To do: Starting at the first line of the listing below, repeat each line up to and including the one containing "ln.set_clip_on(False)". Leave out pictures.
-- START Input for this task --
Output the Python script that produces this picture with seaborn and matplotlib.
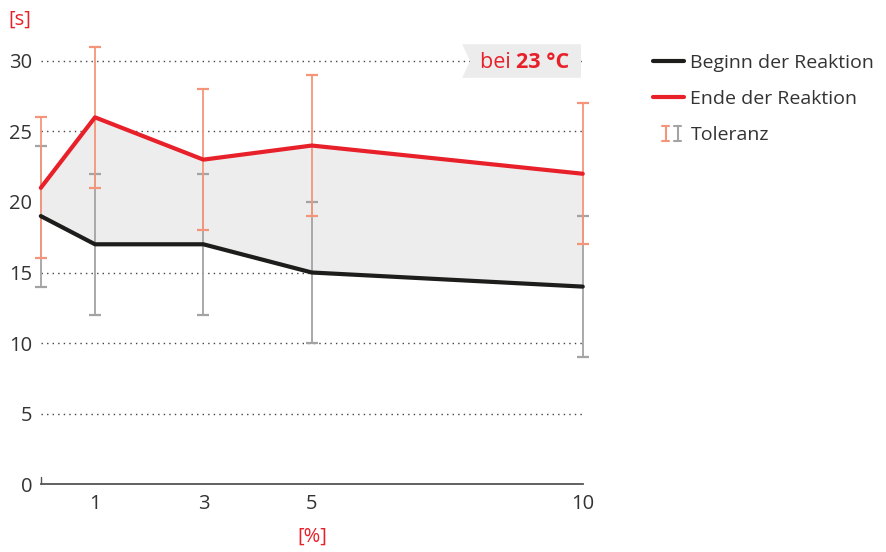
import numpy as np
import pandas as pd
import matplotlib
matplotlib.use("Agg")
import matplotlib.pyplot as plt
import seaborn as sns
from matplotlib.lines import Line2D
from matplotlib.legend_handler import HandlerBase
from matplotlib.patches import Polygon

# data
konz = [0, 1, 3, 5, 10]
beginn = [19, 17, 17, 15, 14]
beginn_lo = [14, 12, 12, 10, 9]
beginn_hi = [24, 22, 22, 20, 19]
ende = [21, 26, 23, 24, 22]
ende_lo = [16, 21, 18, 19, 17]
ende_hi = [26, 31, 28, 29, 27]
xticks = [1, 3, 5, 10]
yticks = [0, 5, 10, 15, 20, 25, 30]

RED = "#e8202a"
BLACK = "#1d1d1b"
ORANGE = "#f4957a"
GREY = "#a3a3a3"
TXT = "#333333"
FS = 14.5

sns.set_theme(style="white")
plt.rcParams["font.family"] = ["Open Sans", "DejaVu Sans"]

df = pd.DataFrame({"x": konz, "beginn": beginn, "ende": ende})

fig = plt.figure(figsize=(8.87, 5.52), dpi=100)
ax = fig.add_axes([0.046, 0.123, 0.611, 0.805])

ax.fill_between(df["x"], df["beginn"], df["ende"], color="#ededed", lw=0, zorder=1)

for y in yticks[1:]:
    ax.axhline(y, color="#444444", lw=1, ls=(0, (1, 3)), zorder=0.5)


def tol(mid, lo, hi, color):
    mid = np.array(mid)
    err = [mid - np.array(lo), np.array(hi) - mid]
    cont = ax.errorbar(konz, mid, yerr=err, fmt="none", ecolor=color, elinewidth=1.3,
                       capsize=4, capthick=1.6, zorder=2)
    for art in cont.lines[1] + cont.lines[2]:
        art.set_clip_on(False)


tol(beginn, beginn_lo, beginn_hi, GREY)
tol(ende, ende_lo, ende_hi, ORANGE)

sns.lineplot(data=df, x="x", y="beginn", color=BLACK, lw=3, ax=ax, zorder=3)
sns.lineplot(data=df, x="x", y="ende", color=RED, lw=3, ax=ax, zorder=3)
for ln in ax.lines:
    ln.set_clip_on(False)

ax.set_xlim(0, 10)
ax.set_ylim(0, 31.5)
ax.set_xticks(xticks)
ax.set_yticks(yticks)
ax.set_xlabel("")
ax.set_ylabel("")
for s in ["top", "right", "left"]:
    ax.spines[s].set_visible(False)
ax.spines["bottom"].set_color("#555555")
ax.spines["bottom"].set_linewidth(1.3)
ax.spines["bottom"].set_clip_on(False)
ax.tick_params(axis="x", direction="in", length=7, width=1, color="#555555",
               labelsize=FS, labelcolor=TXT, pad=7)
ax.tick_params(axis="y", length=0, labelsize=FS, labelcolor=TXT, pad=6)
# extra tick at 0 on the axis line
ax.plot([0, 0], [0, 0.5], color="#555555", lw=1, clip_on=False)

fig.text(0.010, 0.965, "[s]", color=RED, fontsize=FS, va="center", ha="left")
fig.text(0.352, 0.027, "[%]", color=RED, fontsize=FS, va="center", ha="center")

# "bei 23 °C" box
box = Polygon([(0.521, 0.920), (0.655, 0.920), (0.655, 0.859), (0.521, 0.859),
               (0.530, 0.8895)], closed=True, transform=fig.transFigure,
              facecolor="#ececec", edgecolor="none", zorder=5)
fig.add_artist(box)
t1 = fig.text(0.541, 0.886, "bei ", color=RED, fontsize=15.5, va="center", ha="left",
              zorder=6)
fig.canvas.draw()
bb = t1.get_window_extent()
fig.text(bb.x1 / fig.bbox.width, 0.886, "23 °C", color=RED, fontsize=15.5,
         fontweight="bold", va="center", ha="left", zorder=6)


class Tol:
    def __init__(self, colors):
        self.colors = colors


class TolHandler(HandlerBase):
    def create_artists(self, legend, orig_handle, xdescent, ydescent, width,
                       height, fontsize, trans):
        arts = []
        cx0 = -xdescent + width * 0.4
        y0 = -ydescent - height * 0.05
        y1 = -ydescent + height * 1.0
        for i, c in enumerate(orig_handle.colors):
            cx = cx0 + i * width * 0.4
            w = width * 0.12
            for xs, ys in [([cx, cx], [y0, y1]), ([cx - w, cx + w], [y0, y0]),
                           ([cx - w, cx + w], [y1, y1])]:
                ln = Line2D(xs, ys, color=c, lw=1.5, transform=trans)
                arts.append(ln)
        return arts


handles = [Line2D([], [], color=BLACK, lw=3), Line2D([], [], color=RED, lw=3),
           Tol([ORANGE, GREY])]
labels = ["Beginn der Reaktion", "Ende der Reaktion", "Toleranz"]
leg = fig.legend(handles, labels, loc="upper left", bbox_to_anchor=(0.717, 0.934),
                 frameon=False, fontsize=14, handlelength=1.55, handletextpad=0.35,
                 labelspacing=0.93, labelcolor=TXT,
                 handler_map={Tol: TolHandler()})

fig.savefig("out.png", dpi=100)
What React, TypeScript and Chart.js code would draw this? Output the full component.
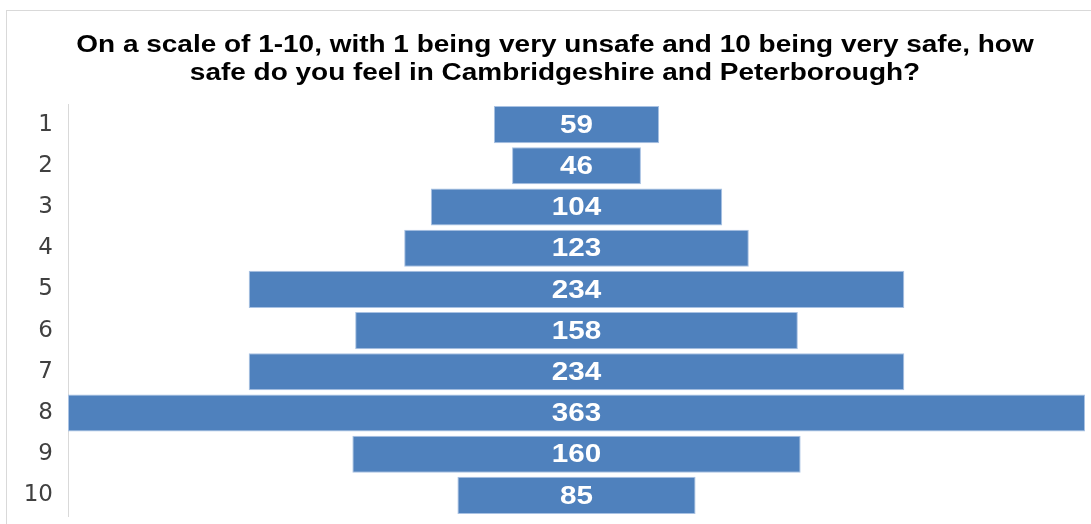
import React, { useEffect, useRef } from "react";
import { Chart, registerables } from "chart.js";

Chart.register(...registerables);

const categories = ["1", "2", "3", "4", "5", "6", "7", "8", "9", "10"];
const responses = [59, 46, 104, 123, 234, 158, 234, 363, 160, 85];
const titleLines = [
  "On a scale of 1-10, with 1 being very unsafe and 10 being very safe, how",
  "safe do you feel in Cambridgeshire and Peterborough?",
];

const maxValue = Math.max(...responses);

const stretchedText = (ctx: CanvasRenderingContext2D, text: string, cx: number, cy: number, sx: number) => {
  ctx.save();
  ctx.translate(cx, cy);
  ctx.scale(sx, 1);
  ctx.fillText(text, 0, 0);
  ctx.restore();
};

const titlePlugin = {
  id: "stretchedTitle",
  afterDraw(chart: any) {
    const { ctx } = chart;
    ctx.save();
    ctx.fillStyle = "#000000";
    ctx.font = "bold 23.5px 'Liberation Sans', Arial, sans-serif";
    ctx.textAlign = "center";
    ctx.textBaseline = "middle";
    const cx = 555;
    titleLines.forEach((line, i) => stretchedText(ctx, line, cx, 46 + i * 28, 1.19));
    ctx.restore();
  },
};

const centerLabels = {
  id: "centerLabels",
  afterDatasetsDraw(chart: any) {
    const { ctx } = chart;
    const meta = chart.getDatasetMeta(0);
    ctx.save();
    ctx.fillStyle = "#ffffff";
    ctx.font = "bold 26px 'Liberation Sans', Arial, sans-serif";
    ctx.textAlign = "center";
    ctx.textBaseline = "middle";
    meta.data.forEach((bar: any, i: number) => {
      const cx = (bar.x + bar.base) / 2;
      stretchedText(ctx, String(responses[i]), cx, bar.y + 1, 1.14);
    });
    ctx.restore();
  },
};

export default function App() {
  const ref = useRef<HTMLCanvasElement>(null);
  useEffect(() => {
    if (!ref.current) return;
    const chart = new Chart(ref.current, {
      type: "bar",
      data: {
        labels: categories,
        datasets: [
          {
            data: responses.map((v) => [-v / 2, v / 2]) as any,
            backgroundColor: "#4f81bd",
            borderColor: "#a9c2e3",
            borderWidth: 1,
            borderSkipped: false,
            barPercentage: 0.9,
            categoryPercentage: 1,
          },
        ],
      },
      options: {
        indexAxis: "y",
        responsive: false,
        animation: false,
        layout: { padding: { left: 0, right: 6, top: 104, bottom: 8 } },
        plugins: {
          legend: { display: false },
          tooltip: { enabled: false },
          title: { display: false },
        },
        scales: {
          x: {
            display: false,
            min: -maxValue / 2,
            max: maxValue / 2,
          },
          y: {
            grid: { display: false, drawTicks: false },
            border: { display: true, color: "#d9d9d9", width: 1 },
            ticks: {
              color: "#404040",
              padding: 15,
              font: { family: "'DejaVu Sans', sans-serif", size: 23 },
            },
            afterFit(scale: any) {
              scale.width = 68;
              scale.paddingTop = 0;
              scale.paddingBottom = 0;
            },
          },
        },
      },
      plugins: [centerLabels, titlePlugin],
    });
    return () => chart.destroy();
  }, []);
  return (
    <div style={{ position: "fixed", left: 0, top: 0, width: 1091, height: 524, overflow: "hidden", background: "#fff" }}>
      <div
        style={{
          position: "absolute",
          left: 6,
          top: 10,
          width: 1120,
          height: 560,
          border: "1px solid #d9d9d9",
        }}
      />
      <canvas ref={ref} width={1091} height={524} style={{ position: "absolute", left: 0, top: 0, display: "block" }} />
    </div>
  );
}
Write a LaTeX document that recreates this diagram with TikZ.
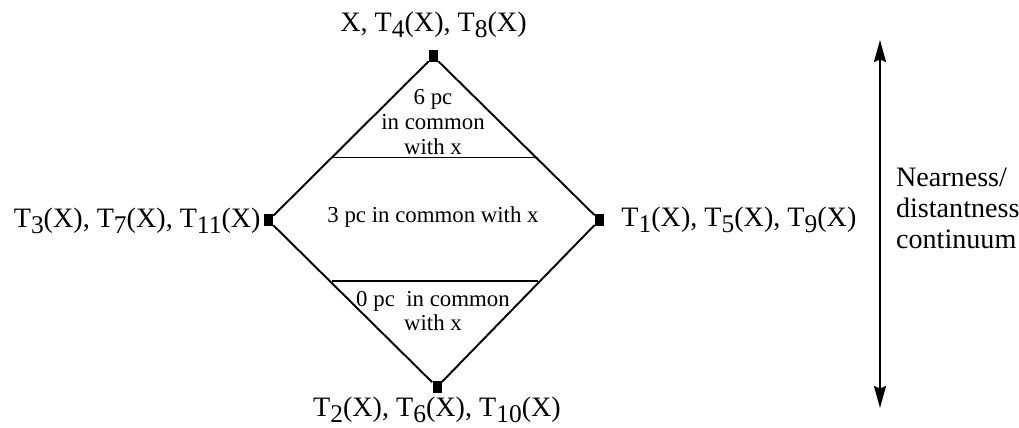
\documentclass[tikz,border=0pt]{standalone}
\usepackage{fontspec}
\setmainfont{Liberation Serif}
\usetikzlibrary{arrows.meta, positioning, calc}
\newcommand{\lowsub}[1]{\raisebox{-0.45ex}{\fontsize{14.5}{15}\selectfont #1}}

\begin{document}
\begin{tikzpicture}[x=0.02cm, y=-0.02cm]
  \tikzset{
    vert/.style={rectangle, fill=black, inner sep=0pt,
                 minimum width=1.8mm, minimum height=2.4mm},
    lab/.style={font=\fontsize{16}{17.6}\selectfont, inner sep=1pt},
    inlab/.style={font=\fontsize{13}{14}\selectfont, align=center, inner sep=0pt},
    edge/.style={line width=1.1pt}}
  \useasboundingbox (0,0) rectangle (1019,428);
  % corners of the diamond
  \node[vert] (vtop) at (433.5,56.5) {};
  \node[vert] (vleft) at (268.5,220.5) {};
  \node[vert] (vright) at (599.5,220) {};
  \node[vert] (vbot) at (437,387) {};
  \draw[edge] (vtop) -- (vleft) -- (vbot) -- (vright) -- (vtop);
  \coordinate (h1l) at (332,157.5);
  \coordinate (h1r) at (538,157.5);
  \coordinate (h2l) at (332,281);
  \coordinate (h2r) at (538,281);
  \draw[edge] (h1l) -- (h1r);
  \draw[edge] (h2l) -- (h2r);
  % labels at the corners
  \node[lab, above=2.1mm of vtop] (ltop) {X, T\lowsub{4}(X), T\lowsub{8}(X)};
  \node[lab, left=0.2mm of vleft] (lleft) {T\lowsub{3}(X), T\lowsub{7}(X), T\lowsub{11}(X)};
  \node[lab, right=3mm of vright] (lright) {T\lowsub{1}(X), T\lowsub{5}(X), T\lowsub{9}(X)};
  \node[lab, below=0.3mm of vbot] (lbot) {T\lowsub{2}(X), T\lowsub{6}(X), T\lowsub{10}(X)};
  % texts inside
  \node[inlab] (t6) at (433,122) {6 pc\\in common\\with x};
  \node[inlab] (t3) at (433,217) {3 pc in common with x};
  \node[inlab] (t0) at (433,311) {0 pc\ \ in common\\with x};
  % continuum arrow
  \coordinate (atop) at (880,40);
  \coordinate (abot) at (880,408);
  \draw[line width=1.1pt, {Stealth[length=4.4mm, width=2.4mm, inset=0.5mm]}-{Stealth[length=4.4mm, width=2.4mm, inset=0.5mm]}] (atop) -- (abot);
  \node[lab, align=left, anchor=west] (cont) at (894,208) {Nearness/\\distantness\\continuum};
\end{tikzpicture}
\end{document}
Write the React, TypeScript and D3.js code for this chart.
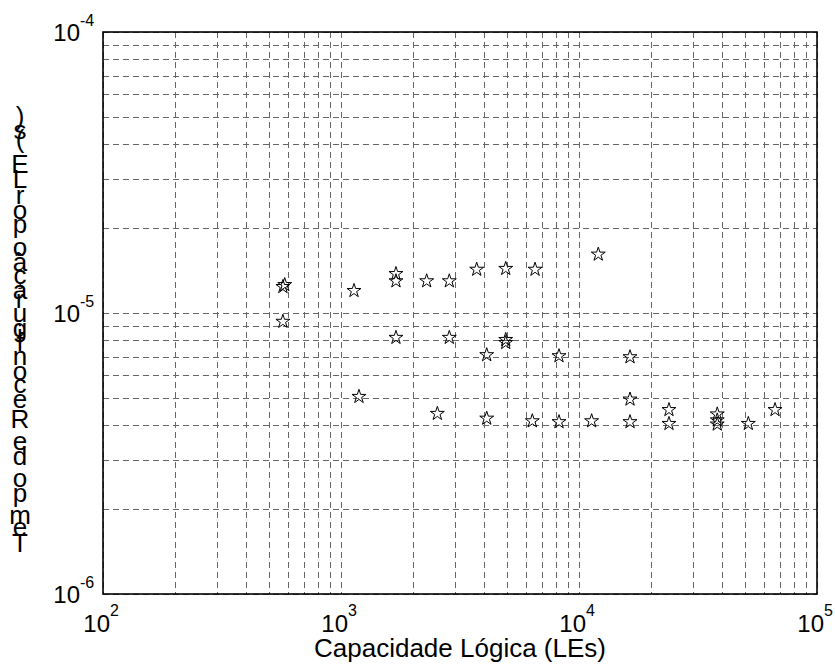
import React from 'react';
import * as d3 from 'd3';

// capacidade logica (LEs) e tempo de reconfiguracao por LE (s)
const capacidade = [
  570, 580, 570, 1134, 1190, 1702, 1702, 1702, 2291, 2852, 2852, 2540,
  3717, 4095, 4095, 4922, 4922, 4922, 6366, 6536, 12050, 8240, 8240, 11300,
  16380, 16380, 16380, 23880, 23880, 38100, 38100, 38100, 51460, 66620,
];
const tempo = [
  1.25e-5, 1.27e-5, 9.4e-6, 1.21e-5, 5.08e-6, 1.39e-5, 1.31e-5, 8.24e-6, 1.31e-5, 1.31e-5, 8.24e-6, 4.42e-6,
  1.44e-5, 7.15e-6, 4.25e-6, 1.45e-5, 8.1e-6, 7.9e-6, 4.16e-6, 1.44e-5, 1.63e-5, 7.09e-6, 4.13e-6, 4.16e-6,
  7.03e-6, 4.97e-6, 4.13e-6, 4.56e-6, 4.07e-6, 4.4e-6, 4.19e-6, 4.05e-6, 4.07e-6, 4.56e-6,
];

const xTickValues = [1e2, 1e3, 1e4, 1e5];
const xTickExp = ['2', '3', '4', '5'];
const yTickValues = [1e-6, 1e-5, 1e-4];
const yTickExp = ['-6', '-5', '-4'];

const xLabel = 'Capacidade Lógica (LEs)';
const yLabel = 'Tempo de Reconfiguração por LE (s)';

const font = '"Liberation Sans", Arial, Helvetica, sans-serif';

const App = () => {
  const width = 835;
  const height = 668;
  const margin = { top: 32, right: 18, bottom: 74, left: 103 };

  const x = d3.scaleLog().domain([1e2, 1e5]).range([margin.left, width - margin.right]);
  const y = d3.scaleLog().domain([1e-6, 1e-4]).range([height - margin.bottom, margin.top]);
  const snap = (v: number) => Math.round(v) + 0.5;

  const star = d3.symbol().type(d3.symbolStar).size(60)();

  // rotulo vertical: letras em pe, empilhadas de baixo para cima
  const labelSize = 26;
  const ctx = document.createElement('canvas').getContext('2d');
  let offsets: number[] = [];
  if (ctx) {
    ctx.font = `${labelSize}px ${font}`;
    offsets = yLabel.split('').map((_, i) => ctx.measureText(yLabel.slice(0, i)).width * 1.025);
  } else {
    offsets = yLabel.split('').map((_, i) => i * labelSize * 0.5);
  }
  const yLabelBase = 552;

  return (
    <div style={{ position: 'absolute', left: 0, top: 0 }}>
      <svg width={width} height={height} style={{ display: 'block', background: '#fff' }}>
        <g>
          {x.ticks().map((t, i) => (
            <line key={'gx' + i} x1={snap(x(t))} x2={snap(x(t))} y1={margin.top} y2={height - margin.bottom}
              stroke="#666" strokeWidth={1} strokeDasharray="6,4" />
          ))}
          {y.ticks().map((t, i) => (
            <line key={'gy' + i} x1={margin.left} x2={width - margin.right} y1={snap(y(t))} y2={snap(y(t))}
              stroke="#666" strokeWidth={1} strokeDasharray="6,4" />
          ))}
        </g>
        <rect x={margin.left} y={margin.top} width={width - margin.left - margin.right}
          height={height - margin.top - margin.bottom} fill="none" stroke="#000" strokeWidth={1.6} />
        <g fill="none" stroke="#000" strokeWidth={1}>
          {capacidade.map((c, i) => (
            <path key={'p' + i} d={star || ''} transform={`translate(${x(c)},${y(tempo[i]) + 1})`} />
          ))}
        </g>
        <g fontFamily={font} fill="#000">
          {xTickValues.map((t, i) => (
            <g key={'xt' + i}>
              <text x={x(t) + 7} y={height - margin.bottom + 38} fontSize={24} textAnchor="end">10</text>
              <text x={x(t) + 7} y={height - margin.bottom + 22} fontSize={16}>{xTickExp[i]}</text>
            </g>
          ))}
          {yTickValues.map((t, i) => (
            <g key={'yt' + i}>
              <text x={80} y={y(t) + 9} fontSize={24} textAnchor="end">10</text>
              <text x={80} y={y(t) - 6} fontSize={16}>{yTickExp[i]}</text>
            </g>
          ))}
          <text x={(margin.left + width - margin.right) / 2} y={657} fontSize={labelSize} textAnchor="middle">
            {xLabel}
          </text>
          {yLabel.split('').map((ch, i) => (
            <text key={'yl' + i} x={20} y={yLabelBase - offsets[i]} fontSize={labelSize} textAnchor="middle">
              {ch}
            </text>
          ))}
        </g>
      </svg>
    </div>
  );
};

export default App;
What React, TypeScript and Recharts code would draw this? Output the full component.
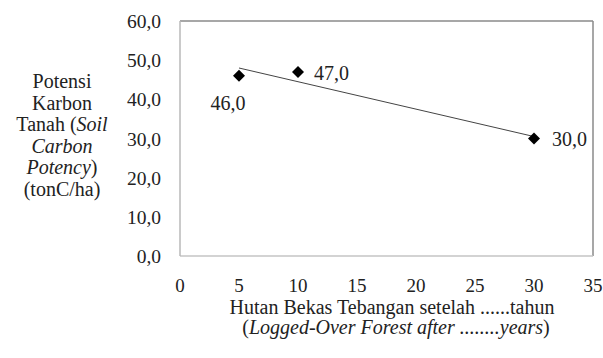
-- END Input for this task --
Exercise result:
Output the Python script that produces this picture with seaborn and matplotlib.
import numpy as np
import pandas as pd
import matplotlib
matplotlib.use("Agg")
import matplotlib.pyplot as plt
import seaborn as sns
from matplotlib.lines import Line2D
from matplotlib.legend_handler import HandlerBase
from matplotlib.patches import Polygon

# data
konz = [0, 1, 3, 5, 10]
beginn = [19, 17, 17, 15, 14]
beginn_lo = [14, 12, 12, 10, 9]
beginn_hi = [24, 22, 22, 20, 19]
ende = [21, 26, 23, 24, 22]
ende_lo = [16, 21, 18, 19, 17]
ende_hi = [26, 31, 28, 29, 27]
xticks = [1, 3, 5, 10]
yticks = [0, 5, 10, 15, 20, 25, 30]

RED = "#e8202a"
BLACK = "#1d1d1b"
ORANGE = "#f4957a"
GREY = "#a3a3a3"
TXT = "#333333"
FS = 14.5

sns.set_theme(style="white")
plt.rcParams["font.family"] = ["Open Sans", "DejaVu Sans"]

df = pd.DataFrame({"x": konz, "beginn": beginn, "ende": ende})

fig = plt.figure(figsize=(8.87, 5.52), dpi=100)
ax = fig.add_axes([0.046, 0.123, 0.611, 0.805])

ax.fill_between(df["x"], df["beginn"], df["ende"], color="#ededed", lw=0, zorder=1)

for y in yticks[1:]:
    ax.axhline(y, color="#444444", lw=1, ls=(0, (1, 3)), zorder=0.5)


def tol(mid, lo, hi, color):
    mid = np.array(mid)
    err = [mid - np.array(lo), np.array(hi) - mid]
    cont = ax.errorbar(konz, mid, yerr=err, fmt="none", ecolor=color, elinewidth=1.3,
                       capsize=4, capthick=1.6, zorder=2)
    for art in cont.lines[1] + cont.lines[2]:
        art.set_clip_on(False)


tol(beginn, beginn_lo, beginn_hi, GREY)
tol(ende, ende_lo, ende_hi, ORANGE)

sns.lineplot(data=df, x="x", y="beginn", color=BLACK, lw=3, ax=ax, zorder=3)
sns.lineplot(data=df, x="x", y="ende", color=RED, lw=3, ax=ax, zorder=3)
for ln in ax.lines:
    ln.set_clip_on(False)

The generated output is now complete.